### TASK TO CARRY OUT
Transcribe the listing that follows in full, omitting pictures.

### COLLECTED MATERIAL
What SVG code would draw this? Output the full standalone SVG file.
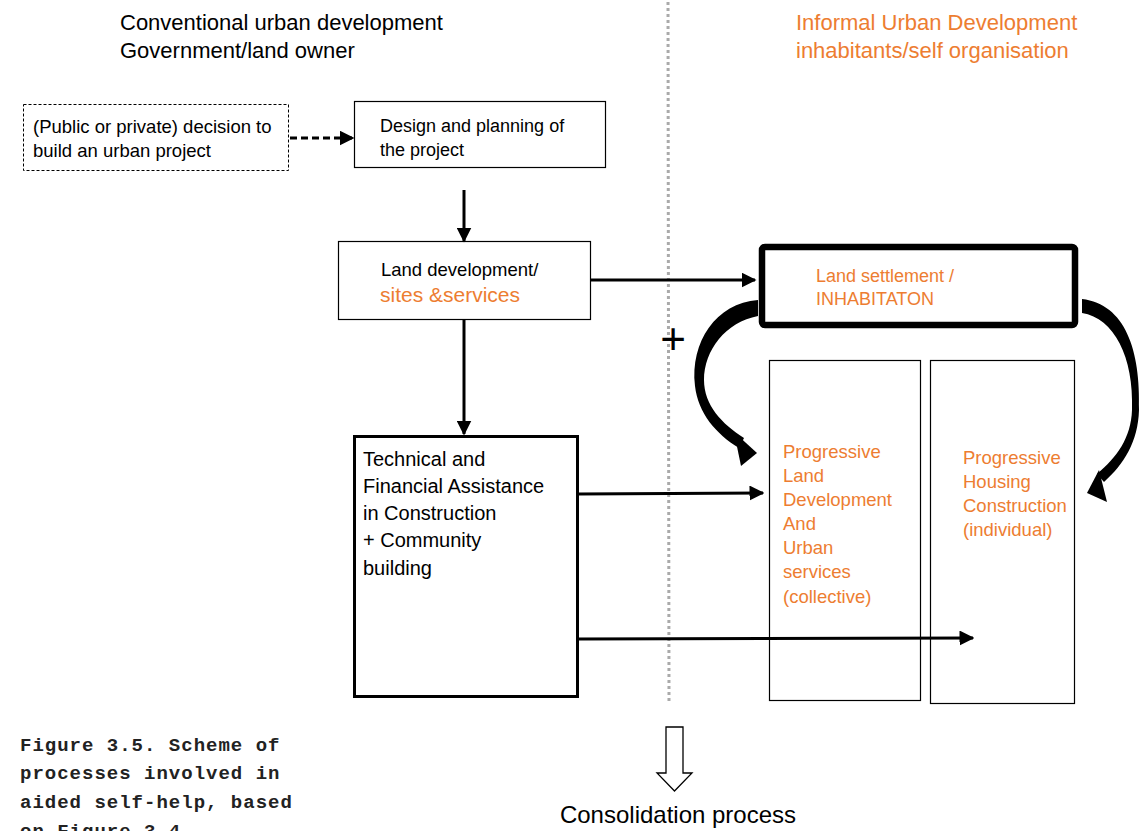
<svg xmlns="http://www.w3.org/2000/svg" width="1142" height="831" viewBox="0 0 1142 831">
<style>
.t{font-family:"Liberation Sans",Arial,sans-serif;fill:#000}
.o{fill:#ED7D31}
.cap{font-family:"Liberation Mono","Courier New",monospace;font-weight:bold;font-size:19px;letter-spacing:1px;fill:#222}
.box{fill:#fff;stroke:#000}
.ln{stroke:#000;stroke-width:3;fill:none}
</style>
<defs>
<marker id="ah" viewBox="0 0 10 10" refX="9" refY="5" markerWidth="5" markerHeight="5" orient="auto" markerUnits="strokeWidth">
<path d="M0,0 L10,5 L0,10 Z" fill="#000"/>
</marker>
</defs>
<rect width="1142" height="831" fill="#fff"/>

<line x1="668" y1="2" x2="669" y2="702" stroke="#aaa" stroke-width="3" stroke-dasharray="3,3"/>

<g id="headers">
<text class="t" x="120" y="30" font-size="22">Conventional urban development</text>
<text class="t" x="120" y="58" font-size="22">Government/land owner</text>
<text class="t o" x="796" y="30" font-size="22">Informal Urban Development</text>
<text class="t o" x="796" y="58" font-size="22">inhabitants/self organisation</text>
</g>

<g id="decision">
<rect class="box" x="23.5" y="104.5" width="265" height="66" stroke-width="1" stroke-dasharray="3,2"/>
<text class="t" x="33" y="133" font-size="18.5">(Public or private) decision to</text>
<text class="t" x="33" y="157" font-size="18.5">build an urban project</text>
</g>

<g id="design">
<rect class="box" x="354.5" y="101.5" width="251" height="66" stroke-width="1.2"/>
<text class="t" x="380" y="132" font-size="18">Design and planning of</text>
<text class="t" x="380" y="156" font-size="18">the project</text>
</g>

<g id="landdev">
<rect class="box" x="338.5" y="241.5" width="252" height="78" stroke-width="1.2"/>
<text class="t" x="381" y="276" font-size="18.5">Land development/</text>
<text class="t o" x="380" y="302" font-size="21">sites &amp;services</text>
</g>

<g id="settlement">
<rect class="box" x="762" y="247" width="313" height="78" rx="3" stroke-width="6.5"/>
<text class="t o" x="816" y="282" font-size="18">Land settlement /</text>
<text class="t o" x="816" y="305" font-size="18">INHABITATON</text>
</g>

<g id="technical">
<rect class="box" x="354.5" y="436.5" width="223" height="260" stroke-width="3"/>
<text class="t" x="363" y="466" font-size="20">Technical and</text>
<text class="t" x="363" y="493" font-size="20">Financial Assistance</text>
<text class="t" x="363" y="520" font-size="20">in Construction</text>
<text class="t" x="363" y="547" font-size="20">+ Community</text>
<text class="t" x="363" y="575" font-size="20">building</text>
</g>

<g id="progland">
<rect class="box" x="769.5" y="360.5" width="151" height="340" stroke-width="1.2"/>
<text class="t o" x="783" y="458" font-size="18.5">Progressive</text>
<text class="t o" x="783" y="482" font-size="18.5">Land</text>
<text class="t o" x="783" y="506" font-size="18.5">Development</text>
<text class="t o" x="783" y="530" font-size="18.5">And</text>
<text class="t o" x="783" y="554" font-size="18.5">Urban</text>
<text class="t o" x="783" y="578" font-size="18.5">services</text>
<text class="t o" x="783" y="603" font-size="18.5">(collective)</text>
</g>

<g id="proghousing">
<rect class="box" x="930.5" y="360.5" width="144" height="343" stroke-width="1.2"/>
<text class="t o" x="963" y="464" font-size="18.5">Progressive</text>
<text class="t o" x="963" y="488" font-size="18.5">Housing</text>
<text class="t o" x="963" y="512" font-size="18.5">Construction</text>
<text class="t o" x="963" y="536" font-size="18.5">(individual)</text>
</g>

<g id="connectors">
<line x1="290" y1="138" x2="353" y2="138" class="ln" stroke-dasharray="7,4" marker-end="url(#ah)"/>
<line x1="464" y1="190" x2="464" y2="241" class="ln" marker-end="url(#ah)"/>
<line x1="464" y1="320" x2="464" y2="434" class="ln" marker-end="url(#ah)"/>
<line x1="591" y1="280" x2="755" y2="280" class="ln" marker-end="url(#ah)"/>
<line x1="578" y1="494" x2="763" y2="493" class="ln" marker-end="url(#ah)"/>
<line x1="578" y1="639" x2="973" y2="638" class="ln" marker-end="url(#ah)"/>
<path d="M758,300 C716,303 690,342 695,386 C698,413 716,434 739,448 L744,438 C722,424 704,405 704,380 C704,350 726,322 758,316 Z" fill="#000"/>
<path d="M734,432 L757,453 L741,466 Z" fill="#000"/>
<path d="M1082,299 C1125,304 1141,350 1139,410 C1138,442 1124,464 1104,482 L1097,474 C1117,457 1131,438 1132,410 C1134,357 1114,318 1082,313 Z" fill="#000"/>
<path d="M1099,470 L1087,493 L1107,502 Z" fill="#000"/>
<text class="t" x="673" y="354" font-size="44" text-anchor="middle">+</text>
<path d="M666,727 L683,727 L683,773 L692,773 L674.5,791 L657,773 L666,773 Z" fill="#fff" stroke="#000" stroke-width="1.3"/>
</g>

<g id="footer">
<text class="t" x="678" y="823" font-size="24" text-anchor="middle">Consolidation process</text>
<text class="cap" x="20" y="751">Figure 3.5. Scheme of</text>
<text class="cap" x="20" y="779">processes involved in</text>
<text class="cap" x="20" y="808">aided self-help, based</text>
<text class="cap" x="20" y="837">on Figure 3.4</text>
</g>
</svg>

### FULL SOLUTION
What SVG code would draw this? Output the full standalone SVG file.
<svg xmlns="http://www.w3.org/2000/svg" width="1142" height="831" viewBox="0 0 1142 831">
<style>
.t{font-family:"Liberation Sans",Arial,sans-serif;fill:#000}
.o{fill:#ED7D31}
.cap{font-family:"Liberation Mono","Courier New",monospace;font-weight:bold;font-size:19px;letter-spacing:1px;fill:#222}
.box{fill:#fff;stroke:#000}
.ln{stroke:#000;stroke-width:3;fill:none}
</style>
<defs>
<marker id="ah" viewBox="0 0 10 10" refX="9" refY="5" markerWidth="5" markerHeight="5" orient="auto" markerUnits="strokeWidth">
<path d="M0,0 L10,5 L0,10 Z" fill="#000"/>
</marker>
</defs>
<rect width="1142" height="831" fill="#fff"/>

<line x1="668" y1="2" x2="669" y2="702" stroke="#aaa" stroke-width="3" stroke-dasharray="3,3"/>

<g id="headers">
<text class="t" x="120" y="30" font-size="22">Conventional urban development</text>
<text class="t" x="120" y="58" font-size="22">Government/land owner</text>
<text class="t o" x="796" y="30" font-size="22">Informal Urban Development</text>
<text class="t o" x="796" y="58" font-size="22">inhabitants/self organisation</text>
</g>

<g id="decision">
<rect class="box" x="23.5" y="104.5" width="265" height="66" stroke-width="1" stroke-dasharray="3,2"/>
<text class="t" x="33" y="133" font-size="18.5">(Public or private) decision to</text>
<text class="t" x="33" y="157" font-size="18.5">build an urban project</text>
</g>

<g id="design">
<rect class="box" x="354.5" y="101.5" width="251" height="66" stroke-width="1.2"/>
<text class="t" x="380" y="132" font-size="18">Design and planning of</text>
<text class="t" x="380" y="156" font-size="18">the project</text>
</g>

<g id="landdev">
<rect class="box" x="338.5" y="241.5" width="252" height="78" stroke-width="1.2"/>
<text class="t" x="381" y="276" font-size="18.5">Land development/</text>
<text class="t o" x="380" y="302" font-size="21">sites &amp;services</text>
</g>

<g id="settlement">
<rect class="box" x="762" y="247" width="313" height="78" rx="3" stroke-width="6.5"/>
<text class="t o" x="816" y="282" font-size="18">Land settlement /</text>
<text class="t o" x="816" y="305" font-size="18">INHABITATON</text>
</g>

<g id="technical">
<rect class="box" x="354.5" y="436.5" width="223" height="260" stroke-width="3"/>
<text class="t" x="363" y="466" font-size="20">Technical and</text>
<text class="t" x="363" y="493" font-size="20">Financial Assistance</text>
<text class="t" x="363" y="520" font-size="20">in Construction</text>
<text class="t" x="363" y="547" font-size="20">+ Community</text>
<text class="t" x="363" y="575" font-size="20">building</text>
</g>

<g id="progland">
<rect class="box" x="769.5" y="360.5" width="151" height="340" stroke-width="1.2"/>
<text class="t o" x="783" y="458" font-size="18.5">Progressive</text>
<text class="t o" x="783" y="482" font-size="18.5">Land</text>
<text class="t o" x="783" y="506" font-size="18.5">Development</text>
<text class="t o" x="783" y="530" font-size="18.5">And</text>
<text class="t o" x="783" y="554" font-size="18.5">Urban</text>
<text class="t o" x="783" y="578" font-size="18.5">services</text>
<text class="t o" x="783" y="603" font-size="18.5">(collective)</text>
</g>

<g id="proghousing">
<rect class="box" x="930.5" y="360.5" width="144" height="343" stroke-width="1.2"/>
<text class="t o" x="963" y="464" font-size="18.5">Progressive</text>
<text class="t o" x="963" y="488" font-size="18.5">Housing</text>
<text class="t o" x="963" y="512" font-size="18.5">Construction</text>
<text class="t o" x="963" y="536" font-size="18.5">(individual)</text>
</g>

<g id="connectors">
<line x1="290" y1="138" x2="353" y2="138" class="ln" stroke-dasharray="7,4" marker-end="url(#ah)"/>
<line x1="464" y1="190" x2="464" y2="241" class="ln" marker-end="url(#ah)"/>
<line x1="464" y1="320" x2="464" y2="434" class="ln" marker-end="url(#ah)"/>
<line x1="591" y1="280" x2="755" y2="280" class="ln" marker-end="url(#ah)"/>
<line x1="578" y1="494" x2="763" y2="493" class="ln" marker-end="url(#ah)"/>
<line x1="578" y1="639" x2="973" y2="638" class="ln" marker-end="url(#ah)"/>
<path d="M758,300 C716,303 690,342 695,386 C698,413 716,434 739,448 L744,438 C722,424 704,405 704,380 C704,350 726,322 758,316 Z" fill="#000"/>
<path d="M734,432 L757,453 L741,466 Z" fill="#000"/>
<path d="M1082,299 C1125,304 1141,350 1139,410 C1138,442 1124,464 1104,482 L1097,474 C1117,457 1131,438 1132,410 C1134,357 1114,318 1082,313 Z" fill="#000"/>
<path d="M1099,470 L1087,493 L1107,502 Z" fill="#000"/>
<text class="t" x="673" y="354" font-size="44" text-anchor="middle">+</text>
<path d="M666,727 L683,727 L683,773 L692,773 L674.5,791 L657,773 L666,773 Z" fill="#fff" stroke="#000" stroke-width="1.3"/>
</g>

<g id="footer">
<text class="t" x="678" y="823" font-size="24" text-anchor="middle">Consolidation process</text>
<text class="cap" x="20" y="751">Figure 3.5. Scheme of</text>
<text class="cap" x="20" y="779">processes involved in</text>
<text class="cap" x="20" y="808">aided self-help, based</text>
<text class="cap" x="20" y="837">on Figure 3.4</text>
</g>
</svg>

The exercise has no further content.